Change = Loss
Managing change with tools and techniques to lead people through adoption is, as you may know, a passionate topic that I spend most of my waking hours thinking about. When sharing the stakeholder assessment – we look at the Gain, Loss and Fear that accompanies change. I find I usually focus on the gain of the change – what are the stakeholders gaining in this situation? I don’t mind focusing of the fear as I feel it’s something I can plan to address, but the loss is tough to deal with. The experience of change is so personal. Especially the loss.
As project, HR or change professionals we may move quickly past the loss. The lost job, lost opportunity, or loss of comfort in staying in the situation we know. We don’t always know what to do or say and so we move quickly past the discussion.
Today, I’m thinking about loss on a personal level. While I believe it’s the transition state that’s so uncomfortable, losing the current state is always hard and we grieve for what no longer is.
My current state seems to be a season of loss.

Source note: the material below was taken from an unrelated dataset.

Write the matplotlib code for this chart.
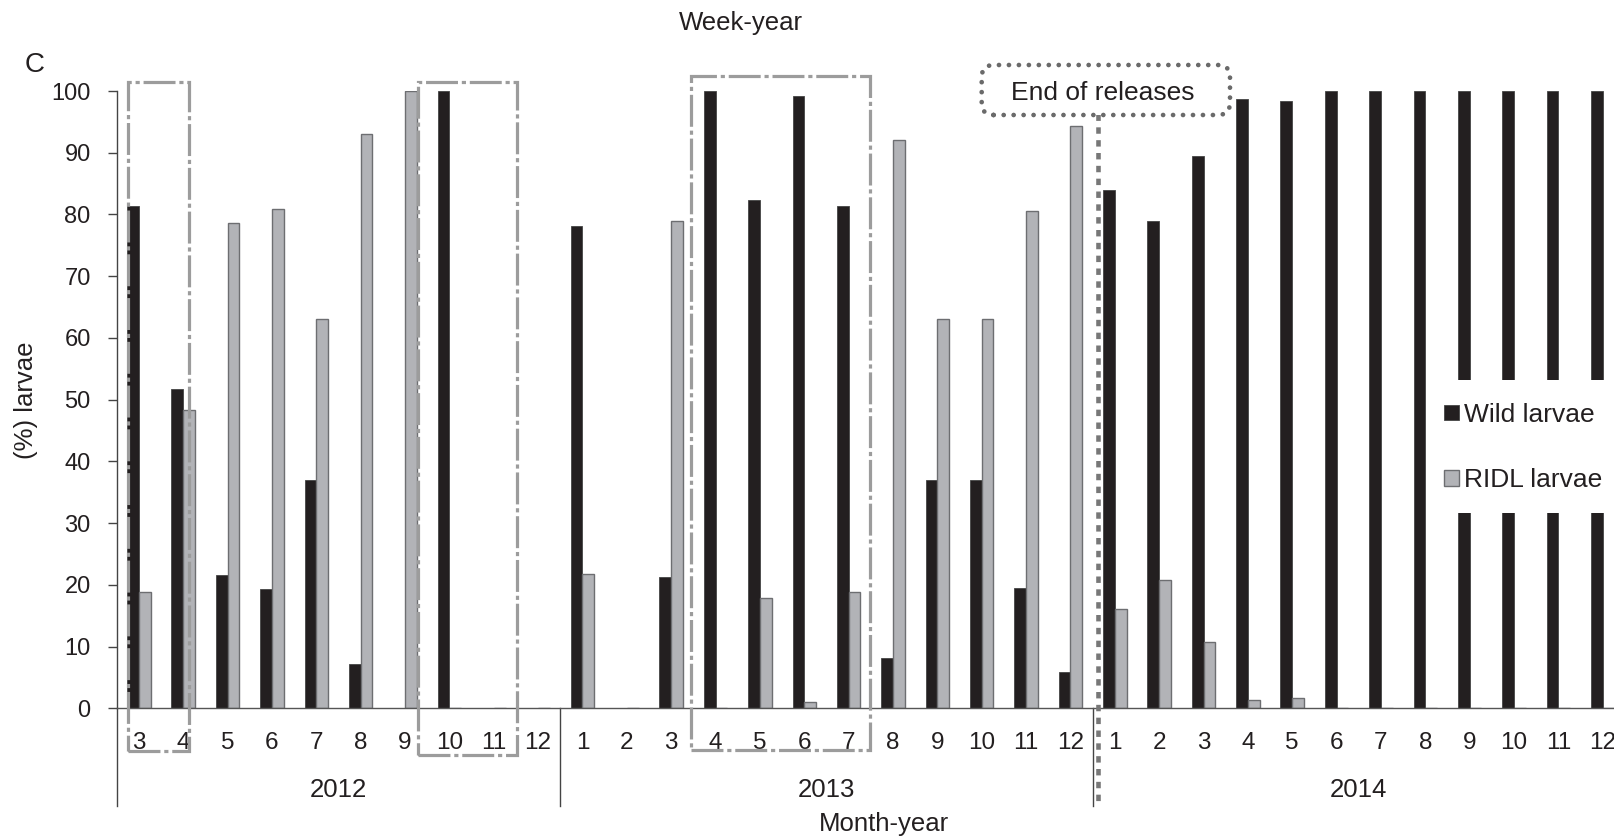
import matplotlib
matplotlib.use('Agg')
import matplotlib.pyplot as plt
import numpy as np
from matplotlib.patches import Rectangle, FancyBboxPatch

plt.rcParams['font.family'] = ['Liberation Sans', 'DejaVu Sans']

# --- data -------------------------------------------------------------
years = ['2012', '2013', '2014']
months = [
    [3, 4, 5, 6, 7, 8, 9, 10, 11, 12],
    [1, 2, 3, 4, 5, 6, 7, 8, 9, 10, 11, 12],
    [1, 2, 3, 4, 5, 6, 7, 8, 9, 10, 11, 12],
]
wild = [81.3, 51.7, 21.6, 19.3, 37.0, 7.1, 0, 100, 0, 0,
        78.2, 0, 21.2, 100, 82.3, 99.2, 81.3, 8.2, 37.0, 37.0, 19.5, 5.8,
        84.0, 79.0, 89.4, 98.7, 98.4, 100, 100, 100, 100, 100, 100, 100]
ridl = [18.8, 48.3, 78.6, 80.9, 63.0, 93.0, 100, 0, 0, 0,
        21.8, 0, 78.9, 0, 17.8, 1.1, 18.8, 92.0, 63.0, 63.0, 80.5, 94.4,
        16.1, 20.8, 10.8, 1.3, 1.7, 0, 0, 0, 0, 0, 0, 0]
# highlighted month ranges: (year, first month, last month)
highlights = [('2012', 3, 4), ('2012', 10, 11), ('2013', 4, 7)]
last_release = ('2013', 12)

# --- layout -----------------------------------------------------------
W, H = 1614, 840
fig = plt.figure(figsize=(W / 100, H / 100), dpi=100)
n = sum(len(m) for m in months)
ax = fig.add_axes([116.7 / W, 1 - 708.3 / H, n * 44.36 / W, 617.3 / H])

ink = '#231f20'
x = np.arange(n)
bw = 0.265
ax.bar(x - bw / 2, wild, bw, color=ink, edgecolor='#444444', lw=0.6,
       label='Wild larvae', zorder=2)
ax.bar(x + bw / 2, ridl, bw, color='#b2b3b7', edgecolor='#6d6e71', lw=1.0,
       label='RIDL larvae', zorder=2)

ax.set_xlim(-0.5, n - 0.5)
ax.set_ylim(0, 100)
for s in ('top', 'right'):
    ax.spines[s].set_visible(False)
ax.spines['left'].set_color('#444444')
ax.spines['left'].set_linewidth(1.0)
ax.spines['bottom'].set_color('#555555')
ax.spines['bottom'].set_linewidth(1.0)

ax.set_yticks(range(0, 101, 10))
ax.tick_params(axis='y', length=6.7, width=1.0, color='#444444', pad=12,
               labelsize=17, labelcolor=ink)
labels = [str(m) for grp in months for m in grp]
ax.set_xticks(x, labels)
ax.tick_params(axis='x', length=0, pad=17, labelsize=17.5, labelcolor=ink)

# year groups and separators
trans = ax.get_xaxis_transform()
bounds = np.concatenate([[0], np.cumsum([len(m) for m in months])]) - 0.5
for b in bounds[:-1]:
    ax.plot([b, b], [0, -0.158], transform=trans, clip_on=False,
            color='#444444', lw=1.0)
for yr, a, b in zip(years, bounds[:-1], bounds[1:]):
    ax.text((a + b) / 2, -0.1325, yr, transform=trans, ha='center',
            va='center', fontsize=18.5, color=ink)

# dashed highlight boxes
def idx(year, month):
    yi = years.index(year)
    return int(bounds[yi] + 0.5) + months[yi].index(month)

box_geom = [(-0.24, 0.13, 101.5, -6.9), (-0.71, 0.52, 101.5, -7.6),
            (-0.56, 0.48, 102.4, -6.7)]
for (yr, m0, m1), (dl, dr, top, bot) in zip(highlights, box_geom):
    left = idx(yr, m0) + dl
    right = idx(yr, m1) + dr
    ax.add_patch(Rectangle((left, bot), right - left, top - bot, fill=False,
                           ec='#9c9c9c', lw=2.3, ls=(0, (10, 1.2, 1.3, 1.2)),
                           clip_on=False, zorder=4))

# end of releases marker
xr = idx(*last_release) + 0.63
ax.plot([xr, xr], [96.2, -15.3], clip_on=False, color='#777777', lw=3.3,
        ls=(0, (1.4, 1.4)), zorder=5)
note = FancyBboxPatch((9.817, (H - 115) / 100), 2.483, 0.5,
                      boxstyle='round,pad=0,rounding_size=0.12',
                      transform=fig.dpi_scale_trans, fc='white', ec='#6a6a6a',
                      lw=3.4, ls=(0, (0.01, 2.1)), capstyle='round', zorder=6)
fig.patches.append(note)
fig.text(1103 / W, 1 - 92.7 / H, 'End of releases', ha='center', va='center',
         fontsize=19, color=ink, zorder=7)

# legend on a white patch that hides the bars behind it
ax.add_patch(Rectangle((1427 / W, 1 - 513 / H), (W - 1427) / W, 133 / H,
                       transform=fig.transFigure, clip_on=False,
                       fc='white', ec='none', zorder=7))
leg = ax.legend(loc='center left', bbox_to_anchor=(1444 / W, 1 - 447.5 / H),
                bbox_transform=fig.transFigure, borderaxespad=0, fontsize=19,
                frameon=False, borderpad=0, labelspacing=1.565,
                handlelength=0.55, handleheight=0.55, handletextpad=0.2)
leg.set_zorder(8)
for t in leg.get_texts():
    t.set_color(ink)

# axis titles
fig.text(741 / W, 1 - 22.6 / H, 'Week-year', ha='center', va='center',
         fontsize=18.5, color=ink)
fig.text(884 / W, 1 - 824 / H, 'Month-year', ha='center', va='center',
         fontsize=18.5, color=ink)
fig.text(26 / W, 1 - 400 / H, '(%) larvae', ha='center', va='center',
         rotation=90, fontsize=18.5, color=ink)
fig.text(35 / W, 1 - 65 / H, 'C', ha='center', va='center', fontsize=20,
         color=ink)

fig.savefig('out.png', dpi=100, facecolor='white')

In the past couple of months, I’ve lost my mother to Alzheimer’s and my aunt (her sister) to age and our family dog, Pokey is sadly failing and in pain, so this loss is imminent as well. I don’t see the benefit of the change in any of these situations and though I know the elimination of suffering is a benefit – the loss feels as though the suffering is just transferred to those who love the lost.
Though it often sounds trite, change is hard. It’s hard in many ways. If what we do can help a person to manage to get through a change, even just for a few moments, change management is worth it. What type of change are you dealing with? How can we help each other in our community move through change?